Our whole system of court trial has for one of its premises that a party’s interests are best served by representation by legal counsel. If he does not have the “judgment and discretion” to waive it intelligently (and the legislature in the Mental Health Act says a moron does not) in a case such as this I think the choice must be made for him by the judge, and that choice must be that he be represented by counsel.
Even in ordinary civil cases when the court ascertains that a party is a weak-minded person a guardian must be appointed or the action stayed unless a guardian is appointed, and a judgment entered against a ■weak-minded defendant without a guardian may be vacated. Pa. R. C. P. 2056.
It makes no difference in my opinion that the defendant would most likely have been convicted even if he had counsel, that there was little or no doubt that he committed the acts, and that the only real question before the court would probably be what disposition should be made of the defendant. We cannot assume that competent counsel could not have convinced the court that a defendant with such dim intelligence was not mentally responsible. If he did not, we cannot assume that he would not have persuaded the court to make a different disposition of such a weak-minded defendant upon conviction.
In my opinion, counsel should always be appointed for a defendant in a criminal case who is a mental defective under the definition in Pennsylvania Mental *621Health Act. When that mental defective stands accused of two forcible rapes and two robberies, has never appeared in criminal court before, even though he has some experience in the juvenile court, is eighteen years old, and is practically, though not completely, illiterate, with a limited education, the “should” becomes a “must” for due process.

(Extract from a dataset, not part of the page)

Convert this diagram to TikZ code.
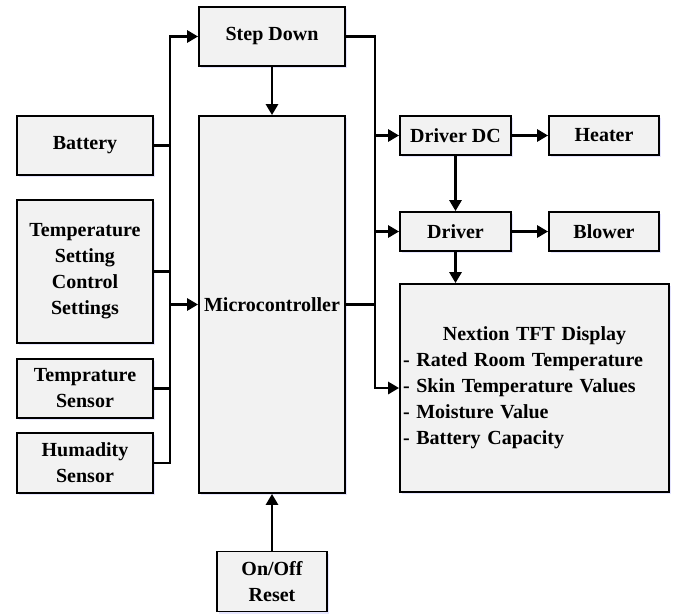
\documentclass[tikz,border=0pt]{standalone}
\usepackage{fontspec}
\setmainfont{Liberation Serif}
\usetikzlibrary{arrows.meta,shadows}
\begin{document}
\begin{tikzpicture}[x=1pt, y=-1pt,
  font=\fontsize{20}{26}\selectfont\bfseries,
  blk/.style={draw, line width=1.8pt, fill=gray!10, align=center, inner sep=2pt,
    drop shadow={shadow xshift=2pt, shadow yshift=-2pt, fill=blue!40!white, opacity=0.25}},
  wire/.style={line width=2.8pt},
  arr/.style={wire, -{Triangle[length=11pt, width=12pt]}}]
  \useasboundingbox (0,0) rectangle (674,613);
  % inputs
  \node[blk, minimum width=136pt, minimum height=59pt] (batt) at (85,145.5) {Battery};
  \node[blk, minimum width=136pt, minimum height=143pt] (tempset) at (85,271.5) {Temperature\\Setting\\Control\\Settings};
  \node[blk, minimum width=136pt, minimum height=59pt] (tsens) at (85,388.5) {Temprature\\Sensor};
  \node[blk, minimum width=136pt, minimum height=60pt] (hsens) at (85,463) {Humadity\\Sensor};
  % core
  \node[blk, minimum width=146pt, minimum height=59pt] (stepdn) at (272,36.5) {Step Down};
  \node[blk, minimum width=146pt, minimum height=377pt] (mcu) at (272,304.5) {Microcontroller};
  \node[blk, minimum width=110pt, minimum height=60pt] (onoff) at (272,581.5) {On/Off\\Reset};
  % outputs
  \node[blk, minimum width=111pt, minimum height=39pt] (drvdc) at (455.5,135.5) {Driver DC};
  \node[blk, minimum width=110pt, minimum height=39pt] (heater) at (604,135.5) {Heater};
  \node[blk, minimum width=111pt, minimum height=39pt] (drv) at (455.5,231.5) {Driver};
  \node[blk, minimum width=110pt, minimum height=39pt] (blower) at (604,231.5) {Blower};
  \node[blk, minimum width=269pt, minimum height=208pt, text width=263pt, align=left] (disp) at (534.5,388)
    {\hfill Nextion TFT Display\hfill\null\\- Rated Room Temperature\\- Skin Temperature Values\\- Moisture Value\\- Battery Capacity};
  % buses
  \coordinate (lbus) at (170,0);
  \coordinate (rbus) at (375,0);
  \draw[arr] (hsens.east) -- (hsens.east -| lbus) |- (stepdn.west);
  \draw[wire] (batt.east) -- (batt.east -| lbus);
  \draw[wire] (tempset.east) -- (tempset.east -| lbus);
  \draw[wire] (tsens.east) -- (tsens.east -| lbus);
  \draw[arr] (mcu.west -| lbus) -- (mcu.west);
  \draw[arr] (stepdn.east) -| (rbus |- disp.west) -- (disp.west);
  \draw[wire] (mcu.east) -- (mcu.east -| rbus);
  \draw[arr] (drvdc.west -| rbus) -- (drvdc.west);
  \draw[arr] (drv.west -| rbus) -- (drv.west);
  \draw[arr] (stepdn.south) -- (mcu.north);
  \draw[arr] (onoff.north) -- (mcu.south);
  \draw[arr] (drvdc.east) -- (heater.west);
  \draw[arr] (drv.east) -- (blower.west);
  \draw[arr] (drvdc.south) -- (drv.north);
  \draw[arr] (drv.south) -- (drv.south |- disp.north);
\end{tikzpicture}
\end{document}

The law on this point had, of course, not developed at the time of this trial in 1941 to the point that it has reached today in the definition of constitutional requirements. Even yet, no cases we have seen had precisely this question before them. But in my opinion, the course laid down by the Supreme Court of the United States in Uveges v. Pennsylvania, 335 U. S. 437 (1948) and Moore v. Michigan, 355 U. S. 155 (1957), leads directly to the conclusion that the trial here lacked due process in the failure to appoint counsel for the defendant. Apart from the Fourteenth Amendment to the Constitution of the United States, the Pennsylvania Constitution in Article I, §9, provides that “in all criminal prosecutions the accused hath a right to be heard by himself and his counsel.” This is, of course, a right personal to himself which he may waive. But such waiver must be intelligently made to be effective. The defendant here was not competent, according to the Mental Health Act, to exercise the necessary judgment and discretion to make this transcendently important decision in the management of his affairs.
I would grant the writ and award a new trial.